You can find out the resource cost to execute a SQL statement once from native DB2 Explain utilities, a number of tools from third-party vendors, or the DB2 UDB SQL Event Monitor data. But the frequency of statement execution can only be learned through careful and time-consuming analysis of DB2 UDB SQL Event Monitor data.
In researching problem SQL statements, the standard procedure used by DBAs is:
1. Create an SQL Event Monitor, write to file:
$> db2 "create event monitor SQLCOST for statements write to ..."
2. Activate the event monitor (be sure ample free disk space is available):
$> db2 "set event monitor SQLCOST state = 1"
3. Let the application run.
4. Deactivate the event monitor:
$> db2 "set event monitor SQLCOST state = 0"
5. Use the DB2-supplied db2evmon tool to format the raw SQL Event Monitor data (hundreds of megabytes of free disk space may be required depending on SQL throughput rates):
$> db2evmon -db DBNAME -evm SQLCOST > sqltrace.txt
6. Browse through the formatted file scanning for unusually large cost numbers, a time-consuming process:
$> more sqltrace.txt
7. Undertake a more complete analysis of the formatted file that attempts to identify unique statements (independent of literal values), each unique statement's frequency (how many times it occurred), and the aggregate of its total CPU, sort, and other resource costs.
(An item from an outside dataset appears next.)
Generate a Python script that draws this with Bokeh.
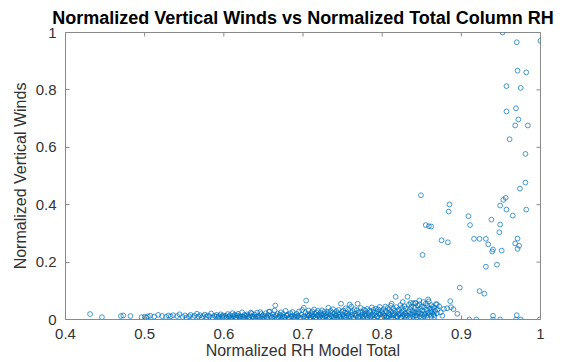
import math
from bokeh.plotting import figure
from bokeh.models import Range1d, FixedTicker, CustomJSTickFormatter
from bokeh.embed import file_html
from bokeh.resources import INLINE

# ---- data ----
x_ticks = [0.4, 0.5, 0.6, 0.7, 0.8, 0.9, 1.0]
y_ticks = [0.0, 0.2, 0.4, 0.6, 0.8, 1.0]

# sparse left tail
xa = [0.431, 0.446, 0.470, 0.473, 0.482, 0.496, 0.500, 0.502, 0.504, 0.507, 0.512, 0.517, 0.522, 0.527, 0.530, 0.533, 0.536]
ya = [0.019, 0.008, 0.012, 0.014, 0.012, 0.008, 0.010, 0.006, 0.011, 0.013, 0.010, 0.016, 0.012, 0.009, 0.014, 0.011, 0.015]

xb = [0.541, 0.544, 0.548, 0.551, 0.553, 0.556, 0.558, 0.561, 0.563, 0.566, 0.568, 0.570, 0.572, 0.574, 0.576,
      0.578, 0.580, 0.582, 0.584, 0.586, 0.588, 0.590, 0.591, 0.593, 0.594, 0.596, 0.597, 0.598, 0.599, 0.600]
yb = [0.012, 0.018, 0.009, 0.014, 0.006, 0.011, 0.016, 0.008, 0.013, 0.020, 0.010, 0.015, 0.007, 0.012, 0.017,
      0.009, 0.014, 0.011, 0.021, 0.006, 0.013, 0.010, 0.016, 0.008, 0.012, 0.018, 0.005, 0.011, 0.014, 0.009]

xc = [0.602, 0.603, 0.605, 0.606, 0.608, 0.609, 0.611, 0.612, 0.614, 0.615,
      0.617, 0.618, 0.620, 0.621, 0.623, 0.624, 0.626, 0.627, 0.629, 0.630,
      0.632, 0.633, 0.635, 0.636, 0.638, 0.639, 0.641, 0.642, 0.644, 0.645,
      0.647, 0.648, 0.650, 0.651, 0.653, 0.654, 0.656, 0.657, 0.659, 0.660,
      0.662, 0.663, 0.665, 0.666, 0.668, 0.669, 0.671, 0.672, 0.674, 0.675,
      0.677, 0.678, 0.680, 0.681, 0.683, 0.684, 0.686, 0.687, 0.689, 0.690,
      0.692, 0.693, 0.695, 0.696, 0.698, 0.699, 0.664, 0.658, 0.646, 0.634]
yc = [0.013, 0.007, 0.019, 0.010, 0.015, 0.004, 0.022, 0.011, 0.017, 0.008,
      0.014, 0.020, 0.006, 0.012, 0.025, 0.009, 0.016, 0.003, 0.018, 0.011,
      0.008, 0.015, 0.021, 0.012, 0.005, 0.017, 0.010, 0.024, 0.013, 0.007,
      0.019, 0.011, 0.015, 0.004, 0.022, 0.009, 0.016, 0.027, 0.012, 0.006,
      0.018, 0.010, 0.049, 0.014, 0.021, 0.007, 0.016, 0.025, 0.011, 0.019,
      0.008, 0.030, 0.013, 0.017, 0.005, 0.022, 0.012, 0.026, 0.009, 0.015,
      0.020, 0.011, 0.028, 0.006, 0.017, 0.033, 0.031, 0.028, 0.026, 0.024]

xd = [0.701, 0.702, 0.703, 0.704, 0.705, 0.706, 0.707, 0.708, 0.709, 0.710,
      0.711, 0.712, 0.713, 0.714, 0.715, 0.716, 0.717, 0.718, 0.719, 0.720,
      0.721, 0.722, 0.723, 0.724, 0.725, 0.726, 0.727, 0.728, 0.729, 0.730,
      0.731, 0.732, 0.733, 0.734, 0.735, 0.736, 0.737, 0.738, 0.739, 0.740,
      0.741, 0.742, 0.743, 0.744, 0.745, 0.746, 0.747, 0.748, 0.749, 0.750,
      0.751, 0.752, 0.753, 0.754, 0.755, 0.756, 0.757, 0.758, 0.759, 0.760,
      0.761, 0.762, 0.763, 0.764, 0.765, 0.766, 0.767, 0.768, 0.769, 0.770,
      0.771, 0.772, 0.773, 0.774, 0.775, 0.776, 0.777, 0.778, 0.779, 0.780,
      0.781, 0.782, 0.783, 0.784, 0.785, 0.786, 0.787, 0.788, 0.789, 0.790,
      0.791, 0.792, 0.793, 0.794, 0.795, 0.796, 0.797, 0.798, 0.799, 0.800]
yd = [0.041, 0.012, 0.024, 0.066, 0.008, 0.019, 0.031, 0.014, 0.005, 0.022,
      0.016, 0.028, 0.010, 0.035, 0.020, 0.006, 0.025, 0.013, 0.030, 0.017,
      0.009, 0.023, 0.014, 0.032, 0.004, 0.019, 0.027, 0.011, 0.021, 0.015,
      0.026, 0.041, 0.007, 0.018, 0.030, 0.012, 0.024, 0.036, 0.009, 0.020,
      0.014, 0.029, 0.005, 0.022, 0.033, 0.016, 0.010, 0.055, 0.027, 0.018,
      0.031, 0.008, 0.024, 0.039, 0.013, 0.021, 0.034, 0.011, 0.052, 0.026,
      0.045, 0.017, 0.029, 0.006, 0.036, 0.020, 0.013, 0.032, 0.055, 0.023,
      0.010, 0.028, 0.040, 0.016, 0.025, 0.007, 0.034, 0.019, 0.030, 0.012,
      0.037, 0.022, 0.014, 0.031, 0.026, 0.009, 0.042, 0.018, 0.033, 0.024,
      0.015, 0.038, 0.028, 0.011, 0.035, 0.021, 0.044, 0.017, 0.030, 0.025]

xe = [0.801, 0.802, 0.803, 0.804, 0.805, 0.806, 0.807, 0.808, 0.809, 0.810,
      0.811, 0.812, 0.813, 0.814, 0.815, 0.816, 0.817, 0.818, 0.819, 0.820,
      0.821, 0.822, 0.823, 0.824, 0.825, 0.826, 0.827, 0.828, 0.829, 0.830,
      0.831, 0.832, 0.833, 0.834, 0.835, 0.836, 0.837, 0.838, 0.839, 0.840,
      0.841, 0.842, 0.843, 0.844, 0.845, 0.846, 0.847, 0.848, 0.849, 0.850,
      0.851, 0.852, 0.853, 0.854, 0.855, 0.856, 0.857, 0.858, 0.859, 0.860,
      0.861, 0.862, 0.863, 0.864, 0.865, 0.866, 0.867, 0.868, 0.869, 0.870,
      0.803, 0.808, 0.814, 0.819, 0.824, 0.829, 0.834, 0.839, 0.844, 0.849,
      0.853, 0.857, 0.862, 0.866, 0.842, 0.836, 0.826, 0.812, 0.847, 0.858]
ye = [0.020, 0.036, 0.012, 0.045, 0.028, 0.008, 0.040, 0.023, 0.033, 0.016,
      0.048, 0.027, 0.014, 0.038, 0.021, 0.031, 0.079, 0.043, 0.010, 0.029,
      0.035, 0.018, 0.050, 0.025, 0.041, 0.012, 0.032, 0.046, 0.022, 0.038,
      0.015, 0.079, 0.028, 0.052, 0.036, 0.019, 0.044, 0.030, 0.057, 0.024,
      0.040, 0.057, 0.013, 0.034, 0.048, 0.026, 0.053, 0.037, 0.020, 0.045,
      0.031, 0.061, 0.042, 0.017, 0.055, 0.035, 0.047, 0.024, 0.063, 0.039,
      0.028, 0.050, 0.036, 0.044, 0.019, 0.041, 0.030, 0.054, 0.022, 0.035,
      0.006, 0.011, 0.004, 0.009, 0.007, 0.012, 0.005, 0.010, 0.008, 0.006,
      0.011, 0.007, 0.013, 0.009, 0.025, 0.058, 0.061, 0.055, 0.066, 0.070]

# low, dense bottom layer of the band
xh = [0.603, 0.607, 0.610, 0.613, 0.616, 0.619, 0.622, 0.625, 0.628, 0.631,
      0.637, 0.640, 0.643, 0.649, 0.652, 0.655, 0.661, 0.667, 0.670, 0.673,
      0.676, 0.679, 0.682, 0.685, 0.688, 0.691, 0.694, 0.697, 0.7005, 0.7035,
      0.7065, 0.7095, 0.7125, 0.7155, 0.7185, 0.7215, 0.7245, 0.7275, 0.7305, 0.7335,
      0.7365, 0.7395, 0.7425, 0.7455, 0.7485, 0.7515, 0.7545, 0.7575, 0.7605, 0.7635,
      0.7665, 0.7695, 0.7725, 0.7755, 0.7785, 0.7815, 0.7845, 0.7875, 0.7905, 0.7935,
      0.7965, 0.7995, 0.8025, 0.8055, 0.8085, 0.8115, 0.8145, 0.8175, 0.8205, 0.8235,
      0.8265, 0.8295, 0.8325, 0.8355, 0.8385, 0.8415, 0.8445, 0.8475, 0.8505, 0.8535,
      0.8565, 0.8595, 0.8625, 0.8655]
yh = [0.004, 0.009, 0.002, 0.012, 0.006, 0.010, 0.003, 0.008, 0.013, 0.005,
      0.010, 0.004, 0.009, 0.002, 0.012, 0.006, 0.008, 0.004, 0.011, 0.003,
      0.009, 0.014, 0.006, 0.010, 0.003, 0.008, 0.012, 0.005, 0.009, 0.004,
      0.013, 0.007, 0.010, 0.003, 0.015, 0.008, 0.005, 0.012, 0.009, 0.004,
      0.011, 0.006, 0.014, 0.009, 0.003, 0.012, 0.007, 0.016, 0.010, 0.005,
      0.013, 0.008, 0.004, 0.011, 0.015, 0.006, 0.009, 0.013, 0.004, 0.010,
      0.017, 0.007, 0.014, 0.010, 0.019, 0.005, 0.015, 0.012, 0.018, 0.007,
      0.016, 0.021, 0.013, 0.009, 0.018, 0.014, 0.020, 0.011, 0.016, 0.022,
      0.013, 0.018, 0.024, 0.015]

xf = [0.872, 0.874, 0.876, 0.878, 0.882, 0.886, 0.887, 0.890, 0.895, 0.869, 0.842,
      0.910, 0.919, 0.940, 0.940, 0.949, 0.969, 0.970, 0.975, 0.999]
yf = [0.046, 0.025, 0.013, 0.037, 0.039, 0.064, 0.043, 0.036, 0.020, 0.052, 0.057,
      0.000, 0.000, 0.013, 0.000, 0.000, 0.000, 0.015, 0.000, 0.000]

# upper scattered points
xg = [0.952, 0.970, 1.000, 0.971, 0.982, 0.957, 0.975, 0.969, 0.957, 0.972, 0.968, 0.984,
      0.961, 0.981, 0.981, 0.974, 0.956, 0.953, 0.949, 0.957, 0.982, 0.965, 0.938, 0.949,
      0.948, 0.909, 0.911, 0.885, 0.884, 0.849, 0.855, 0.859, 0.862, 0.875, 0.883, 0.851,
      0.916, 0.923, 0.931, 0.934, 0.940, 0.939, 0.951, 0.968, 0.971, 0.973, 0.971, 0.931,
      0.945, 0.898, 0.923, 0.929]
yg = [1.000, 0.966, 0.971, 0.867, 0.861, 0.813, 0.807, 0.736, 0.725, 0.697, 0.676, 0.676,
      0.628, 0.577, 0.477, 0.456, 0.424, 0.417, 0.397, 0.383, 0.383, 0.362, 0.348, 0.331,
      0.304, 0.360, 0.329, 0.401, 0.376, 0.433, 0.329, 0.325, 0.324, 0.276, 0.269, 0.225,
      0.281, 0.281, 0.281, 0.262, 0.244, 0.237, 0.240, 0.265, 0.282, 0.257, 0.246, 0.184,
      0.191, 0.111, 0.099, 0.090]

rh = xa + xb + xc + xd + xe + xh + xf + xg
winds = ya + yb + yc + yd + ye + yh + yf + yg

FONT = "Liberation Sans"
TXT = "#333333"
AX = "#8a8a8a"

p = figure(width=565, height=362, output_backend="svg", toolbar_location=None,
           x_range=Range1d(0.4, 1.0), y_range=Range1d(0.0, 1.0),
           min_border_left=65, min_border_right=25, min_border_top=32, min_border_bottom=43,
           title="Normalized Vertical Winds vs Normalized Total Column RH")

p.title.text_font = FONT
p.title.text_font_size = "18px"
p.title.text_font_style = "bold"
p.title.text_color = "black"
p.title.align = "center"
p.title.standoff = 10

p.grid.visible = False
p.outline_line_color = AX
p.outline_line_width = 1
p.background_fill_color = "white"
p.border_fill_color = "white"

fmt = CustomJSTickFormatter(code="return Math.abs(tick - Math.round(tick)) < 1e-9 ? tick.toFixed(0) : tick.toFixed(1);")

for ax, ticks in ((p.xaxis[0], x_ticks), (p.yaxis[0], y_ticks)):
    ax.ticker = FixedTicker(ticks=ticks)
    ax.formatter = fmt
    ax.major_tick_in = 4
    ax.major_tick_out = 0
    ax.minor_tick_line_color = None
    ax.axis_line_color = AX
    ax.major_tick_line_color = AX
    ax.major_label_text_font = FONT
    ax.major_label_text_font_size = "15px"
    ax.major_label_text_color = TXT
    ax.axis_label_text_font = FONT
    ax.axis_label_text_font_size = "16px"
    ax.axis_label_text_font_style = "normal"
    ax.axis_label_text_color = TXT

p.xaxis.major_label_standoff = 9
p.xaxis.axis_label_standoff = 0
p.yaxis.major_label_standoff = 9
p.yaxis.axis_label_standoff = 4

p.xaxis.axis_label = "Normalized RH Model Total"
p.yaxis.axis_label = "Normalized Vertical Winds"

# inward ticks on the top and right edges of the box
p.scatter(x_ticks, [y_ticks[-1]] * len(x_ticks), marker="dash", angle=math.pi / 2,
          size=8, line_color=AX, line_width=1)
p.scatter([x_ticks[-1]] * len(y_ticks), y_ticks, marker="dash",
          size=8, line_color=AX, line_width=1)

p.scatter(rh, winds, marker="circle", size=4.8, fill_color=None,
          line_color="#0072BD", line_alpha=0.8, line_width=0.9)

open("out.html", "w").write(file_html(p, INLINE))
Such a thorough analysis could take a week or more on just a 30-minute sample of application SQL activity.
To reduce the time it takes to identify SQL statements with high costs, you can consider many sources of available information:
Optimum performance requires not only eliminating high cost SQL statements, but also making sure that appropriate physical infrastructures are in place. Peak performance results when all the tuning knobs are set just right, memory is allocated to pools and heaps effectively, and I/O is evenly balanced across disks. Although it takes time to measure and make adjustments, the DBA who performs these 10 suggestions will be very successful at satisfying internal and external DB2 customers. As e-businesses change and grow, even the best-administered database will need regular fine-tuning. The DBA's job is never done!